На другом конце трубопровода инженерные войска американской армии пользовались легкими трубами того же поперечника с крепежными фланцами, но в коротких отрезках, помещавшихся в кузов грузовика «Дженерал моторс». Грузовик, не останавливаясь, медленно катился вдоль дороги, а солдаты выбрасывали отрезки трубы на землю по одной. За ними пешком следовала бригада слесарей, соединявшая фланцы. Через каждые несколько километров к трубопроводу подключали насосную станцию, чтобы поддерживать давление. Эта система снабжения горючим требовала постоянного участия тысяч грузовых автомашин.
*****************
В минуты особенно долгого ожидания Вернон попросил у меня разрешения выйти из машины поболтать с солдатами в грузовике за нами. Я разрешил, но попросил его не отходить далеко.
Спать мне было нельзя — мы ждали сигнала продолжить движение, — но, покуда я сидел за рулем и рассматривал карту, мои глаза начали слипаться. Временами меня выводил из забытья звонкий удар шальной пули о стену. Прошло, должно быть, с полчаса или чуть больше, когда я услышал сигнал со стороны танковой колонны. Хотя танки на время остановок оставались на холостом ходу, на грузовиках и других машинах двигатели обычно выключались.

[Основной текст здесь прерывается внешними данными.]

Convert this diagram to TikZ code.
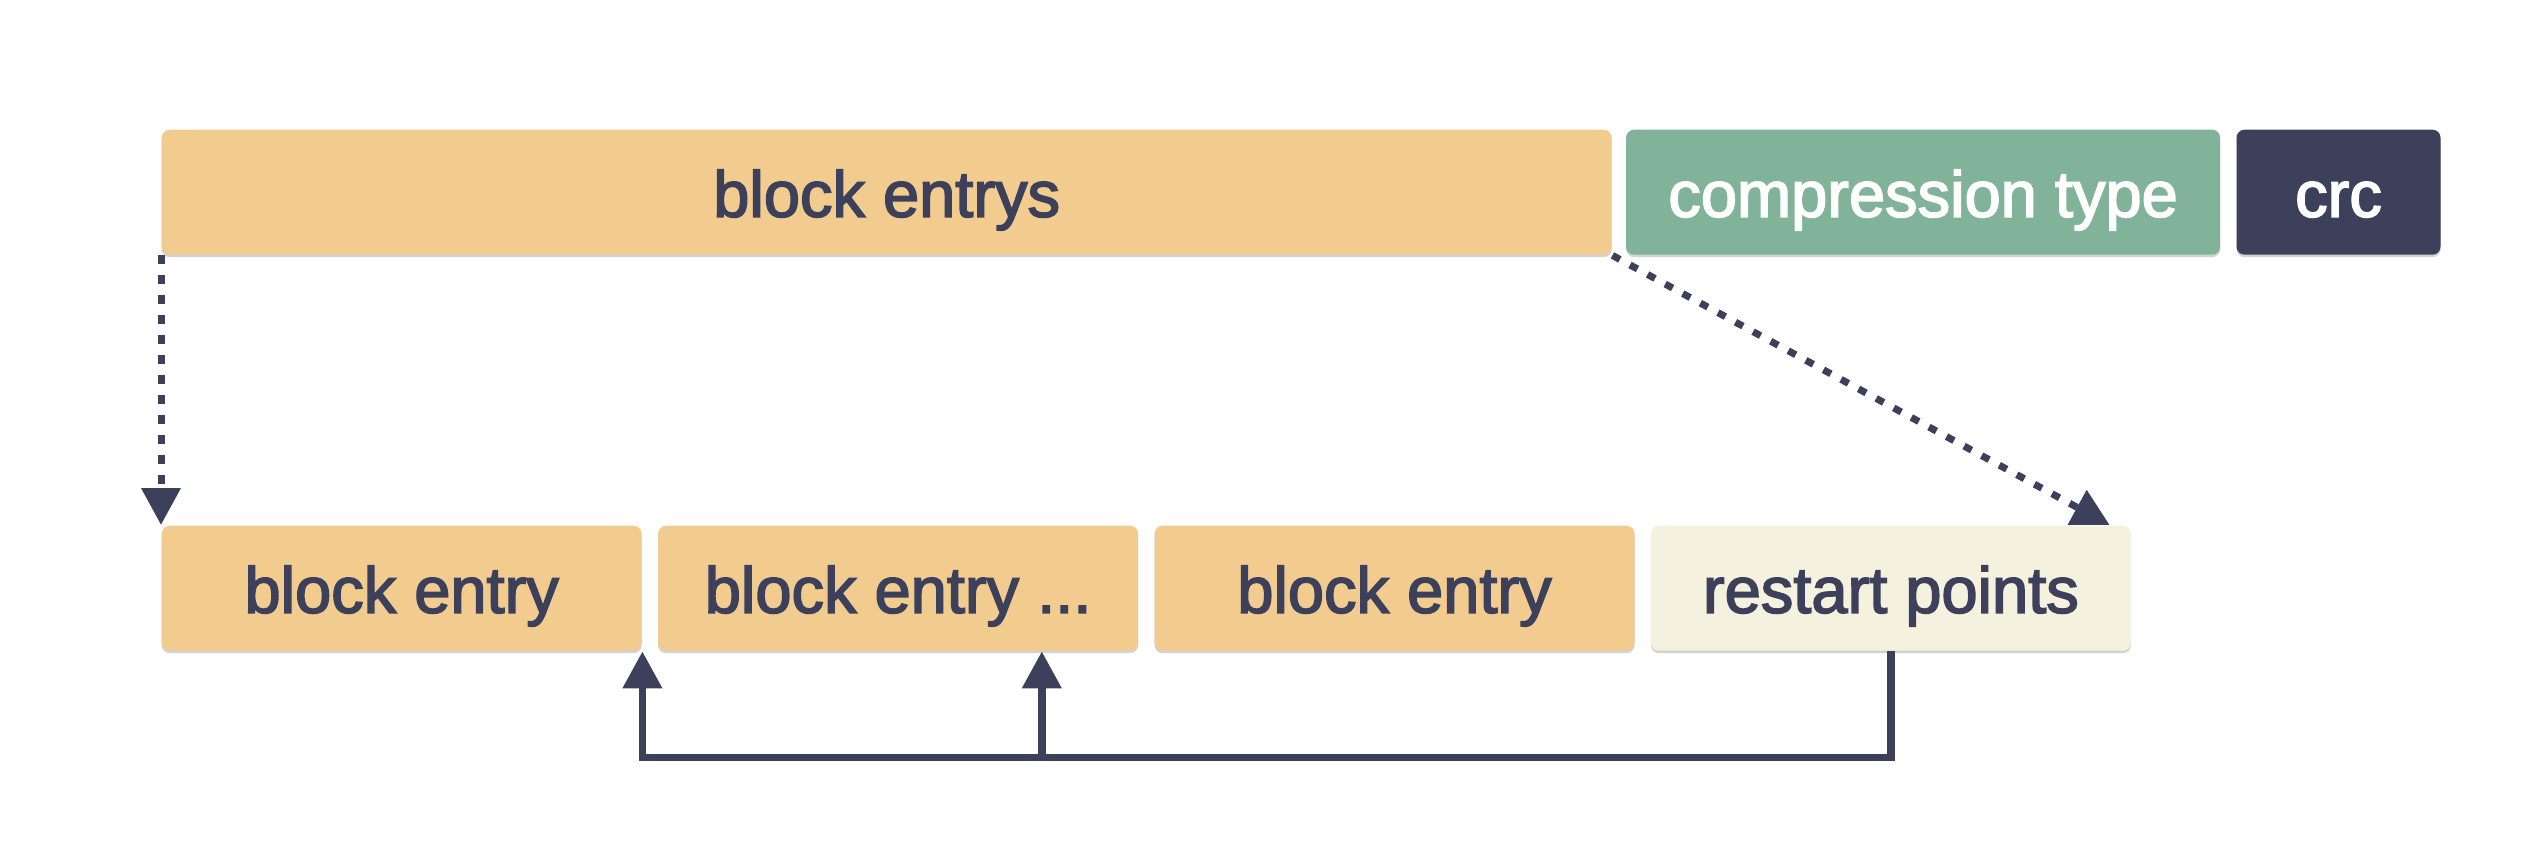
\documentclass[tikz,border=0pt]{standalone}
\usepackage{fontspec}
\setmainfont{Liberation Sans}[FakeBold=2.5]
\usetikzlibrary{positioning,arrows.meta,shadows}
\definecolor{sand}{HTML}{F2CC8F}
\definecolor{sage}{HTML}{81B29A}
\definecolor{navy}{HTML}{3D405B}
\definecolor{cream}{HTML}{F4F1DE}
\begin{document}
\begin{tikzpicture}[>={Triangle[width=0.38cm,length=0.37cm]}, node distance=0.15cm,
  box/.style={rounded corners=0.08cm, minimum height=1.25cm, inner sep=0pt, text=navy,
    text height=14pt, text depth=0pt, font=\fontsize{18.5}{22}\selectfont,
    drop shadow={shadow xshift=0pt, shadow yshift=-0.025cm, opacity=0.35}},
  link/.style={->, navy, line width=0.075cm},
  hint/.style={->, navy, line width=0.07cm, dash pattern=on 0.085cm off 0.115cm}]
\useasboundingbox (0,0) rectangle (25.26,-8.66);
\node[box, fill=sand, minimum width=14.5cm, anchor=north west] (blk) at (1.61,-1.29) {block entrys};
\node[box, fill=sage, text=white, minimum width=5.94cm, right=0.13cm of blk] (cmp) {compression type};
\node[box, fill=navy, text=white, minimum width=2.04cm, right=of cmp] (crc) {crc};
\node[box, fill=sand, minimum width=4.8cm, anchor=north west] (e1) at (1.61,-5.25) {block entry};
\node[box, fill=sand, minimum width=4.8cm, right=of e1] (e2) {block entry ...};
\node[box, fill=sand, minimum width=4.8cm, right=of e2] (e3) {block entry};
\node[box, fill=cream, minimum width=4.8cm, right=of e3] (rp) {restart points};
% dotted links from the top row
\coordinate (rpin) at ([xshift=-0.22cm]rp.north east);
\draw[hint] (blk.south west) -- (e1.north west);
\draw[hint] (blk.south east) -- (rpin);
% restart points refer back to entries
\path (rp.south) ++(0,-1.06) coordinate (low);
\coordinate (e2in) at ([xshift=-0.97cm]e2.south east);
\draw[link] (rp.south) -- (low) -| (e1.south east);
\draw[link] (e2in |- low) -- (e2in);
\end{tikzpicture}
\end{document}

Я тут же окликнул Вернона, но ответа на было. Выбравшись из джипа, я подошел к грузовику за нами. В кабине не было ни водителя, ни его сменщика. Проходя мимо машины, я слышал из-за стальных бортов шорох и скрип вперемешку со страстными стонами. Задний откидной борт был поднят, а тент — опущен. Я окликнул Вернона, и воцарилась мертвая тишина. Затем из кузова выпрыгнул мой водитель; по его лицу блуждала глуповатая улыбка. За ним последовало не меньше десятка столь же оглоушенных пехотинцев.
Последней появилась, оправляя юбку, юная бельгийка — с улыбкой до ушей и жевательной резинкой во рту. Пока солдаты опускали борт, чтобы помочь ей выбраться из машины, ее наплечный мешок приоткрылся, и я заметил, что он полон шоколадок и сигаретных пачек. Одарив солдат прощальной улыбкой, девица двинулась прочь, бросив через плечо: «Vive l’Amérique, vive l’Amérique!»

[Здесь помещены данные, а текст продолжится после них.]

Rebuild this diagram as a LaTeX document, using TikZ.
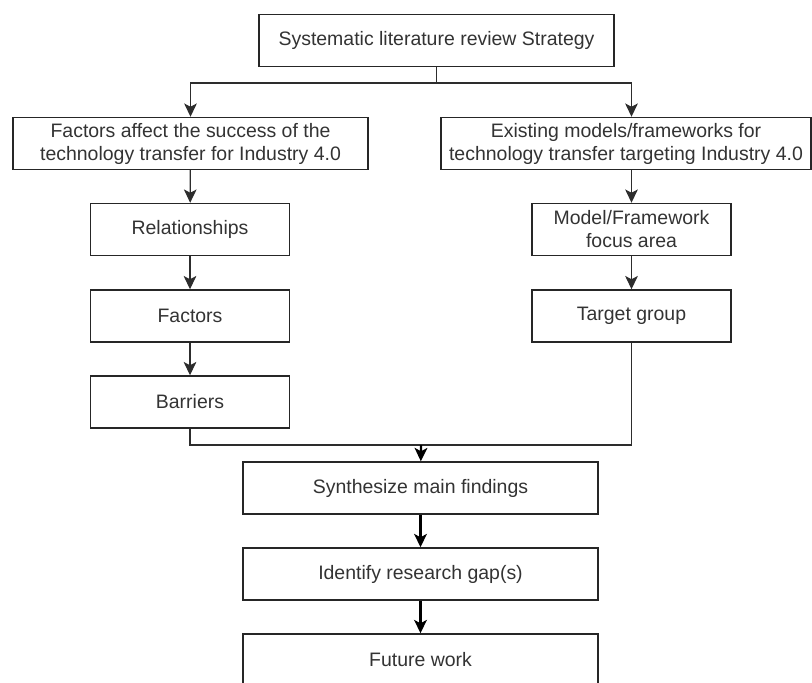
\documentclass[tikz,border=0pt]{standalone}
\usepackage{fontspec}
\setmainfont{Liberation Sans}
\usetikzlibrary{arrows.meta}
\definecolor{ln}{RGB}{45,45,45}
\definecolor{tx}{RGB}{51,51,51}
\def\boxheight{39pt}
\def\widebox{266.25pt}
\def\smallbox{149.25pt}
\tikzset{stepbox/.style={draw=black!85,line width=1.1pt,rectangle,minimum height=\boxheight,align=center,text=tx,font=\fontsize{14.6pt}{17.3pt}\selectfont,inner sep=1pt},
	link/.style={-{Stealth[length=10pt,width=9.5pt,inset=2.5pt]},draw=ln,line width=0.9pt},
	boldlink/.style={link,draw=black,line width=1.6pt}}
\newcommand{\stepnode}[5]{\node[stepbox,minimum width=#4] (#3) at (#1,#2) {#5};}
\begin{document}
\begin{tikzpicture}[x=0.75pt,y=-0.75pt]
\useasboundingbox (0,0) rectangle (812,682);
\stepnode{436.5}{40.5}{review}{\widebox}{Systematic literature review Strategy}
\stepnode{190.5}{143.5}{success}{\widebox}{Factors affect the success of the\\technology transfer for Industry 4.0}
\stepnode{626}{143.5}{models}{277.5pt}{Existing models/frameworks for\\technology transfer targeting Industry 4.0}
\stepnode{190}{229.5}{relations}{\smallbox}{Relationships}
\stepnode{190}{316}{factors}{\smallbox}{Factors}
\stepnode{190}{402}{barriers}{\smallbox}{Barriers}
\stepnode{631.5}{229.5}{focus}{\smallbox}{Model/Framework\\focus area}
\stepnode{631.5}{316}{target}{\smallbox}{Target group}
\stepnode{420.5}{488}{synth}{\widebox}{Synthesize main findings}
\stepnode{420.5}{574}{gap}{\widebox}{Identify research gap(s)}
\stepnode{420.5}{660}{future}{\widebox}{Future work}

\coordinate (fork) at (436.5,83);
\coordinate (join) at (421,445);

\draw[link,-] (review) -- (fork);
\draw[link] (fork) -| (success);
\draw[link] (fork) -| (focus |- models.north);
\draw[link] (success) -- (relations);
\draw[link] (relations) -- (factors);
\draw[link] (factors) -- (barriers);
\draw[link] (models.south -| focus) -- (focus);
\draw[link] (focus) -- (target);
\draw[link,-] (barriers.south) |- (join);
\draw[link,-] (target.south) |- (join);
\draw[boldlink] (join) -- (synth);
\draw[boldlink] (synth) -- (gap);
\draw[boldlink] (gap) -- (future);
\end{tikzpicture}
\end{document}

Солдатское либидо война никак не уменьшала; во всяком случае, ребята не упускали ни единой возможности немного «couchez avec». Не знаю, успел Вернон дождаться своей очереди или нет — я его не спрашивал. Правда, когда мы вернулись к машине, я устроил ему выволочку, но за то, что он не услышал сигнала. Водителю ехавшего за нами грузовика на следующей остановке я тоже напомнил, что в кабине должен быть хотя бы один человек — в любой обстановке. Надеюсь, он усвоил урок.